Indemnities means undertakings from the persons making the representations (or only some of them) to indemnify the buyer if specified event arises. Indemnities are usually quantified and payable on demand.

Warranty of the warranty means a security given by the warrantors to ensure payment of the warranties and indemnities should they become due. Deferred payments and earn-outs are more and more used as such. More traditionally, it may be a guarantee given by a bank or an individual, or a security (charge or mortgage on assets of the warrantors).

Deferred payment means a payment which is determined at completion but whose due date is postponed to a later date. If a claim made on the basis of the representations and warranties or indemnities become due when the deferred payment is also due, parties may have agreed in advance to set-off both payments.

Earn out means a payment which is determined based on future performance of the target company. It is frequently agreed when one of the sellers remains a key manager of the target company after the acquisition. If a claim made on the basis of the representations and warranties or indemnities become due when an earn-out payment is also due, parties may have agreed in advance to set-off both payments.

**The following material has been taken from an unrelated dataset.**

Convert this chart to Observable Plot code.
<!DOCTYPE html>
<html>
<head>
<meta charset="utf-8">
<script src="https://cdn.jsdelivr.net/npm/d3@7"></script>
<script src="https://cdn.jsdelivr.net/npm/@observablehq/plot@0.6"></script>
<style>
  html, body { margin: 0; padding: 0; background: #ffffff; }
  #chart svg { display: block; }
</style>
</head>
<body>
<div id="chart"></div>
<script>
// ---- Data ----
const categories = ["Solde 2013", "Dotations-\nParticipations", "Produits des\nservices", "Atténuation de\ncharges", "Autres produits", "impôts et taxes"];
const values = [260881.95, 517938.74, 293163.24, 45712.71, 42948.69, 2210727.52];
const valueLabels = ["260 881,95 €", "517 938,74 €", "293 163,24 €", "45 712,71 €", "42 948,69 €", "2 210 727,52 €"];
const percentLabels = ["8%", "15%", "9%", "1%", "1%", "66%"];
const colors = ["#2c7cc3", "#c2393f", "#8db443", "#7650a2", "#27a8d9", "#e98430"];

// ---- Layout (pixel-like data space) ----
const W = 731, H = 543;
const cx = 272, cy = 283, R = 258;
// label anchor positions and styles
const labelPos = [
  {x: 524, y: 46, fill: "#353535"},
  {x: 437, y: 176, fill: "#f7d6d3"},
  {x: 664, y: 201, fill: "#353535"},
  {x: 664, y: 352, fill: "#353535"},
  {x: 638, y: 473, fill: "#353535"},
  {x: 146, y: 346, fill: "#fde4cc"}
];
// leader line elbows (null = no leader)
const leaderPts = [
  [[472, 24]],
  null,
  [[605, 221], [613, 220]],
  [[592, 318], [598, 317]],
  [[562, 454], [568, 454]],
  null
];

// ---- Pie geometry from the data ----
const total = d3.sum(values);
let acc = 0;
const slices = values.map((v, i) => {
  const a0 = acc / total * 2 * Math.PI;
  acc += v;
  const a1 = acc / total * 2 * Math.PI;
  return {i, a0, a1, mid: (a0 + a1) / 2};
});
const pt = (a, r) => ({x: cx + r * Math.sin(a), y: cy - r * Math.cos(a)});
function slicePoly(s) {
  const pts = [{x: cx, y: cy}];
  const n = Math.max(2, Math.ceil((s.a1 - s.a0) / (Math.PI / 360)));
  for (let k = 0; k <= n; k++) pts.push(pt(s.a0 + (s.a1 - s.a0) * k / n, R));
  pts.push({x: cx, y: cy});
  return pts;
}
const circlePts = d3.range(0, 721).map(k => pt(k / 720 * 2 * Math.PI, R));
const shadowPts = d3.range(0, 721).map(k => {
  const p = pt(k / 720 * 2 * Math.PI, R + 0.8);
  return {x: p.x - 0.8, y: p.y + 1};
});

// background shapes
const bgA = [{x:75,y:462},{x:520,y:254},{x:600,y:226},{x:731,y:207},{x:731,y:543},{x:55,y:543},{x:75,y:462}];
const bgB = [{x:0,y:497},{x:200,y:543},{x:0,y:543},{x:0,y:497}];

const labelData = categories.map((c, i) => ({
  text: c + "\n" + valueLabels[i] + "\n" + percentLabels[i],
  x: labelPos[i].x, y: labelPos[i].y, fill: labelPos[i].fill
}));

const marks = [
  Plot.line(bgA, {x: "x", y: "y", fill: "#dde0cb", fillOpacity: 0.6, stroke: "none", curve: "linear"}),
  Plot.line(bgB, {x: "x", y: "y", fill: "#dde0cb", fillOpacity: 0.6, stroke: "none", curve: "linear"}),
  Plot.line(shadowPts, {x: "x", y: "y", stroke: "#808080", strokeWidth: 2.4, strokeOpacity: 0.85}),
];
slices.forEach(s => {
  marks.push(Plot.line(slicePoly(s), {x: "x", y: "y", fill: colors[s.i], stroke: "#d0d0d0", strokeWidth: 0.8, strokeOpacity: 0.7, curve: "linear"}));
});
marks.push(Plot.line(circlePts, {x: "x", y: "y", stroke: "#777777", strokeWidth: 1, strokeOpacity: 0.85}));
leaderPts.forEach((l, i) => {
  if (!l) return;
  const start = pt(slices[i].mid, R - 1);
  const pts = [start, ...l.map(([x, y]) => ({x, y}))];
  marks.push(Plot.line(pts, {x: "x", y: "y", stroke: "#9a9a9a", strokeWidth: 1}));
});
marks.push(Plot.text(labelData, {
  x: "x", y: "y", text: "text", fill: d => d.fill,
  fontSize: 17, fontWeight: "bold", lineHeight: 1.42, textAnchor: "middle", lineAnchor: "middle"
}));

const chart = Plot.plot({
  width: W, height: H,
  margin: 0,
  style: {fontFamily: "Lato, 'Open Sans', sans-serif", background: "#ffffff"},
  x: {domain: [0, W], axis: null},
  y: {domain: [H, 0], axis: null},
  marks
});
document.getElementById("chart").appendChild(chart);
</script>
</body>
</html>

Other agreements part of the legal documentation. Other agreements to be entered upon completion shall be negotiated simultaneously to the share purchase agreement. The list typically includes:

  • shareholders’ loans refinancing;
  • addendums on new terms of employment for key managers;
  • shareholders; agreement (if payment in shares).

STAGE 4: COMPLETION

The share purchase agreement will necessarily contain a meticulous list of documents to be exchanged at completion. Main objectives are to ensure:

From buyer perspective

  • transfer of ownership;
  • control (board, bank account);
  • cash flow agreements.

From seller perspective

  • payment received in clear funds;
  • hand-over of responsibility.

STAGE 5: POST COMPLETION

This part is the most tedious but essential to ensure the effectiveness of the transaction. It is unfortunately especially inefficient in Hong Kong as the stamp duty bureau, and banks in particular have their own schedule for handling matters. To avoid major disruptions of business due to delays for the name to register changes in a company’s members and directors, it is crucial to anticipate and put in place alternative strategies.

PRICING

Due to the inherent complexity of mergers and acquisitions and the negotiations entailed, the basis for invoicing is the hourly rate. Nevertheless, part of the work which does not involve negotiations, can be the subject of fixed fees, for instance legal due diligences work, initial draft and review of the legal documentation with our client (before sending to the other party) are based on fixed fees.